- **Work to do**
Output the material below unchanged, apart from leaving out the pictures.

- **Data block**
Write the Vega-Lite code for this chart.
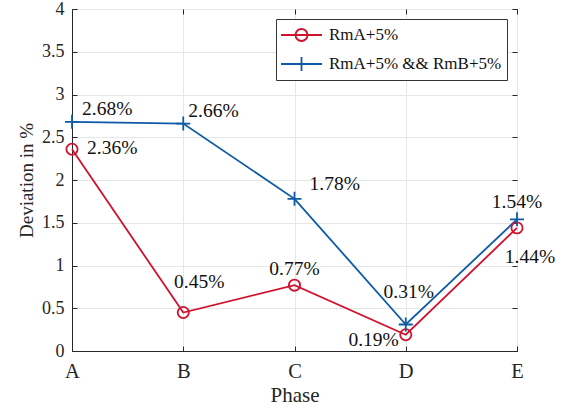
{
  "$schema": "https://vega.github.io/schema/vega-lite/v6.json",
  "width": 445,
  "height": 342,
  "autosize": {"type": "none"},
  "padding": {"left": 72, "top": 9, "right": 56, "bottom": 58},
  "background": "white",
  "config": {
    "font": "Liberation Serif",
    "view": {"stroke": "#262626", "strokeWidth": 1},
    "text": {"font": "Liberation Serif"},
    "legend": {"labelFont": "Liberation Serif"},
    "axis": {
      "labelFont": "Liberation Serif",
      "titleFont": "Liberation Serif",
      "labelFontSize": 18,
      "titleFontSize": 19,
      "titleFontWeight": "normal",
      "labelColor": "#262626",
      "titleColor": "#262626",
      "domainColor": "#262626",
      "tickColor": "#262626",
      "gridColor": "#e6e6e6",
      "gridWidth": 1
    }
  },
  "resolve": {"axis": {"x": "independent", "y": "independent"}},
  "data": {
    "values": [
      {"Phase": "A", "series": "RmA+5%", "value": 2.36, "label": "2.36%"},
      {"Phase": "B", "series": "RmA+5%", "value": 0.45, "label": "0.45%"},
      {"Phase": "C", "series": "RmA+5%", "value": 0.77, "label": "0.77%"},
      {"Phase": "D", "series": "RmA+5%", "value": 0.19, "label": "0.19%"},
      {"Phase": "E", "series": "RmA+5%", "value": 1.44, "label": "1.44%"},
      {"Phase": "A", "series": "RmA+5% && RmB+5%", "value": 2.68, "label": "2.68%"},
      {"Phase": "B", "series": "RmA+5% && RmB+5%", "value": 2.66, "label": "2.66%"},
      {"Phase": "C", "series": "RmA+5% && RmB+5%", "value": 1.78, "label": "1.78%"},
      {"Phase": "D", "series": "RmA+5% && RmB+5%", "value": 0.31, "label": "0.31%"},
      {"Phase": "E", "series": "RmA+5% && RmB+5%", "value": 1.54, "label": "1.54%"}
    ]
  },
  "layer": [
    {
      "mark": {"type": "line", "strokeWidth": 1.8},
      "encoding": {
        "x": {
          "field": "Phase", "type": "ordinal",
          "scale": {"type": "point", "padding": 0},
          "axis": {"title": "Phase", "labelAngle": 0, "grid": true, "tickSize": -5, "labelPadding": 15, "titlePadding": 3, "labelFontSize": 20.5, "titleFontSize": 21}
        },
        "y": {
          "field": "value", "type": "quantitative",
          "scale": {"domain": [0, 4], "nice": false},
          "axis": {"title": "Deviation in %", "values": [0, 0.5, 1, 1.5, 2, 2.5, 3, 3.5, 4], "format": "~g", "grid": true, "tickSize": -5, "labelPadding": 13, "titlePadding": 5}
        },
        "color": {
          "field": "series", "type": "nominal",
          "scale": {"domain": ["RmA+5%", "RmA+5% && RmB+5%"], "range": ["#d0122d", "#0d5ba6"]},
          "legend": {
            "title": null,
            "orient": "top-right",
            "offset": 10,
            "padding": 5,
            "strokeColor": "#333333",
            "fillColor": "white",
            "labelFontSize": 17,
            "labelLimit": 400,
            "labelColor": "#111111",
            "symbolSize": 400,
            "symbolStrokeWidth": 1.8,
            "rowPadding": 8,
            "labelOffset": 26,
            "encode": {
              "symbols": {
                "update": {
                  "shape": {"signal": "datum.value === 'RmA+5%' ? 'M-1.1,0H3M0.35,0A0.6,0.6 0 1,0 1.55,0A0.6,0.6 0 1,0 0.35,0' : 'M-1.1,0H3M0.95,-0.7V0.7'"},
                  "fill": {"value": "transparent"}
                }
              }
            }
          }
        }
      }
    },
    {
      "transform": [{"filter": "datum.series === 'RmA+5%'"}],
      "mark": {"type": "point", "shape": "circle", "size": 125, "filled": false, "strokeWidth": 1.8, "color": "#d0122d", "opacity": 1},
      "encoding": {
        "x": {"field": "Phase", "type": "ordinal", "scale": {"type": "point", "padding": 0}, "axis": {"orient": "top", "labels": false, "title": null, "grid": false, "domain": false, "tickSize": -5}},
        "y": {"field": "value", "type": "quantitative", "scale": {"domain": [0, 4], "nice": false}, "axis": {"orient": "right", "labels": false, "title": null, "grid": false, "domain": false, "tickSize": -5, "values": [0, 0.5, 1, 1.5, 2, 2.5, 3, 3.5, 4]}}
      }
    },
    {
      "transform": [{"filter": "datum.series !== 'RmA+5%'"}],
      "mark": {"type": "point", "shape": "M-1,0H1M0,-1V1", "size": 196, "filled": false, "strokeWidth": 1.8, "color": "#0d5ba6", "opacity": 1},
      "encoding": {
        "x": {"field": "Phase", "type": "ordinal", "scale": {"type": "point", "padding": 0}, "axis": null},
        "y": {"field": "value", "type": "quantitative", "scale": {"domain": [0, 4], "nice": false}, "axis": null}
      }
    },
    {
      "encoding": {
        "x": {"field": "Phase", "type": "ordinal", "scale": {"type": "point", "padding": 0}, "axis": null},
        "y": {"field": "value", "type": "quantitative", "scale": {"domain": [0, 4], "nice": false}, "axis": null},
        "text": {"field": "label"}
      },
      "layer": [
        {
          "transform": [{"filter": "datum.label === '2.68%'"}],
          "mark": {"type": "text", "align": "left", "baseline": "middle", "dx": 10, "dy": -12.5, "fontSize": 19.5, "color": "#111111"}
        },
        {
          "transform": [{"filter": "datum.label === '2.66%'"}],
          "mark": {"type": "text", "align": "left", "baseline": "middle", "dx": 5, "dy": -12.5, "fontSize": 19.5, "color": "#111111"}
        },
        {
          "transform": [{"filter": "datum.label === '2.36%'"}],
          "mark": {"type": "text", "align": "left", "baseline": "middle", "dx": 15, "dy": -1, "fontSize": 19.5, "color": "#111111"}
        },
        {
          "transform": [{"filter": "datum.label === '1.78%'"}],
          "mark": {"type": "text", "align": "left", "baseline": "middle", "dx": 15, "dy": -15, "fontSize": 19.5, "color": "#111111"}
        },
        {
          "transform": [{"filter": "datum.label === '0.45%'"}],
          "mark": {"type": "text", "align": "center", "baseline": "middle", "dx": 16, "dy": -31, "fontSize": 19.5, "color": "#111111"}
        },
        {
          "transform": [{"filter": "datum.label === '0.77%'"}],
          "mark": {"type": "text", "align": "center", "baseline": "middle", "dx": 0, "dy": -16, "fontSize": 19.5, "color": "#111111"}
        },
        {
          "transform": [{"filter": "datum.label === '0.31%'"}],
          "mark": {"type": "text", "align": "center", "baseline": "middle", "dx": 3, "dy": -32, "fontSize": 19.5, "color": "#111111"}
        },
        {
          "transform": [{"filter": "datum.label === '0.19%'"}],
          "mark": {"type": "text", "align": "right", "baseline": "middle", "dx": -7, "dy": 5, "fontSize": 19.5, "color": "#111111"}
        },
        {
          "transform": [{"filter": "datum.label === '1.54%'"}],
          "mark": {"type": "text", "align": "center", "baseline": "middle", "dx": 0, "dy": -17, "fontSize": 19.5, "color": "#111111"}
        },
        {
          "transform": [{"filter": "datum.label === '1.44%'"}],
          "mark": {"type": "text", "align": "center", "baseline": "middle", "dx": 13, "dy": 29, "fontSize": 19.5, "color": "#111111"}
        }
      ]
    }
  ]
}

- **Result of the exercise**
Write the Vega-Lite code for this chart.
{
  "$schema": "https://vega.github.io/schema/vega-lite/v6.json",
  "width": 445,
  "height": 342,
  "autosize": {"type": "none"},
  "padding": {"left": 72, "top": 9, "right": 56, "bottom": 58},
  "background": "white",
  "config": {
    "font": "Liberation Serif",
    "view": {"stroke": "#262626", "strokeWidth": 1},
    "text": {"font": "Liberation Serif"},
    "legend": {"labelFont": "Liberation Serif"},
    "axis": {
      "labelFont": "Liberation Serif",
      "titleFont": "Liberation Serif",
      "labelFontSize": 18,
      "titleFontSize": 19,
      "titleFontWeight": "normal",
      "labelColor": "#262626",
      "titleColor": "#262626",
      "domainColor": "#262626",
      "tickColor": "#262626",
      "gridColor": "#e6e6e6",
      "gridWidth": 1
    }
  },
  "resolve": {"axis": {"x": "independent", "y": "independent"}},
  "data": {
    "values": [
      {"Phase": "A", "series": "RmA+5%", "value": 2.36, "label": "2.36%"},
      {"Phase": "B", "series": "RmA+5%", "value": 0.45, "label": "0.45%"},
      {"Phase": "C", "series": "RmA+5%", "value": 0.77, "label": "0.77%"},
      {"Phase": "D", "series": "RmA+5%", "value": 0.19, "label": "0.19%"},
      {"Phase": "E", "series": "RmA+5%", "value": 1.44, "label": "1.44%"},
      {"Phase": "A", "series": "RmA+5% && RmB+5%", "value": 2.68, "label": "2.68%"},
      {"Phase": "B", "series": "RmA+5% && RmB+5%", "value": 2.66, "label": "2.66%"},
      {"Phase": "C", "series": "RmA+5% && RmB+5%", "value": 1.78, "label": "1.78%"},
      {"Phase": "D", "series": "RmA+5% && RmB+5%", "value": 0.31, "label": "0.31%"},
      {"Phase": "E", "series": "RmA+5% && RmB+5%", "value": 1.54, "label": "1.54%"}
    ]
  },
  "layer": [
    {
      "mark": {"type": "line", "strokeWidth": 1.8},
      "encoding": {
        "x": {
          "field": "Phase", "type": "ordinal",
          "scale": {"type": "point", "padding": 0},
          "axis": {"title": "Phase", "labelAngle": 0, "grid": true, "tickSize": -5, "labelPadding": 15, "titlePadding": 3, "labelFontSize": 20.5, "titleFontSize": 21}
        },
        "y": {
          "field": "value", "type": "quantitative",
          "scale": {"domain": [0, 4], "nice": false},
          "axis": {"title": "Deviation in %", "values": [0, 0.5, 1, 1.5, 2, 2.5, 3, 3.5, 4], "format": "~g", "grid": true, "tickSize": -5, "labelPadding": 13, "titlePadding": 5}
        },
        "color": {
          "field": "series", "type": "nominal",
          "scale": {"domain": ["RmA+5%", "RmA+5% && RmB+5%"], "range": ["#d0122d", "#0d5ba6"]},
          "legend": {
            "title": null,
            "orient": "top-right",
            "offset": 10,
            "padding": 5,
            "strokeColor": "#333333",
            "fillColor": "white",
            "labelFontSize": 17,
            "labelLimit": 400,
            "labelColor": "#111111",
            "symbolSize": 400,
            "symbolStrokeWidth": 1.8,
            "rowPadding": 8,
            "labelOffset": 26,
            "encode": {
              "symbols": {
                "update": {
                  "shape": {"signal": "datum.value === 'RmA+5%' ? 'M-1.1,0H3M0.35,0A0.6,0.6 0 1,0 1.55,0A0.6,0.6 0 1,0 0.35,0' : 'M-1.1,0H3M0.95,-0.7V0.7'"},
                  "fill": {"value": "transparent"}
                }
              }
            }
          }
        }
      }
    },
    {
      "transform": [{"filter": "datum.series === 'RmA+5%'"}],
      "mark": {"type": "point", "shape": "circle", "size": 125, "filled": false, "strokeWidth": 1.8, "color": "#d0122d", "opacity": 1},
      "encoding": {
        "x": {"field": "Phase", "type": "ordinal", "scale": {"type": "point", "padding": 0}, "axis": {"orient": "top", "labels": false, "title": null, "grid": false, "domain": false, "tickSize": -5}},
        "y": {"field": "value", "type": "quantitative", "scale": {"domain": [0, 4], "nice": false}, "axis": {"orient": "right", "labels": false, "title": null, "grid": false, "domain": false, "tickSize": -5, "values": [0, 0.5, 1, 1.5, 2, 2.5, 3, 3.5, 4]}}
      }
    },
    {
      "transform": [{"filter": "datum.series !== 'RmA+5%'"}],
      "mark": {"type": "point", "shape": "M-1,0H1M0,-1V1", "size": 196, "filled": false, "strokeWidth": 1.8, "color": "#0d5ba6", "opacity": 1},
      "encoding": {
        "x": {"field": "Phase", "type": "ordinal", "scale": {"type": "point", "padding": 0}, "axis": null},
        "y": {"field": "value", "type": "quantitative", "scale": {"domain": [0, 4], "nice": false}, "axis": null}
      }
    },
    {
      "encoding": {
        "x": {"field": "Phase", "type": "ordinal", "scale": {"type": "point", "padding": 0}, "axis": null},
        "y": {"field": "value", "type": "quantitative", "scale": {"domain": [0, 4], "nice": false}, "axis": null},
        "text": {"field": "label"}
      },
      "layer": [
        {
          "transform": [{"filter": "datum.label === '2.68%'"}],
          "mark": {"type": "text", "align": "left", "baseline": "middle", "dx": 10, "dy": -12.5, "fontSize": 19.5, "color": "#111111"}
        },
        {
          "transform": [{"filter": "datum.label === '2.66%'"}],
          "mark": {"type": "text", "align": "left", "baseline": "middle", "dx": 5, "dy": -12.5, "fontSize": 19.5, "color": "#111111"}
        },
        {
          "transform": [{"filter": "datum.label === '2.36%'"}],
          "mark": {"type": "text", "align": "left", "baseline": "middle", "dx": 15, "dy": -1, "fontSize": 19.5, "color": "#111111"}
        },
        {
          "transform": [{"filter": "datum.label === '1.78%'"}],
          "mark": {"type": "text", "align": "left", "baseline": "middle", "dx": 15, "dy": -15, "fontSize": 19.5, "color": "#111111"}
        },
        {
          "transform": [{"filter": "datum.label === '0.45%'"}],
          "mark": {"type": "text", "align": "center", "baseline": "middle", "dx": 16, "dy": -31, "fontSize": 19.5, "color": "#111111"}
        },
        {
          "transform": [{"filter": "datum.label === '0.77%'"}],
          "mark": {"type": "text", "align": "center", "baseline": "middle", "dx": 0, "dy": -16, "fontSize": 19.5, "color": "#111111"}
        },
        {
          "transform": [{"filter": "datum.label === '0.31%'"}],
          "mark": {"type": "text", "align": "center", "baseline": "middle", "dx": 3, "dy": -32, "fontSize": 19.5, "color": "#111111"}
        },
        {
          "transform": [{"filter": "datum.label === '0.19%'"}],
          "mark": {"type": "text", "align": "right", "baseline": "middle", "dx": -7, "dy": 5, "fontSize": 19.5, "color": "#111111"}
        },
        {
          "transform": [{"filter": "datum.label === '1.54%'"}],
          "mark": {"type": "text", "align": "center", "baseline": "middle", "dx": 0, "dy": -17, "fontSize": 19.5, "color": "#111111"}
        },
        {
          "transform": [{"filter": "datum.label === '1.44%'"}],
          "mark": {"type": "text", "align": "center", "baseline": "middle", "dx": 13, "dy": 29, "fontSize": 19.5, "color": "#111111"}
        }
      ]
    }
  ]
}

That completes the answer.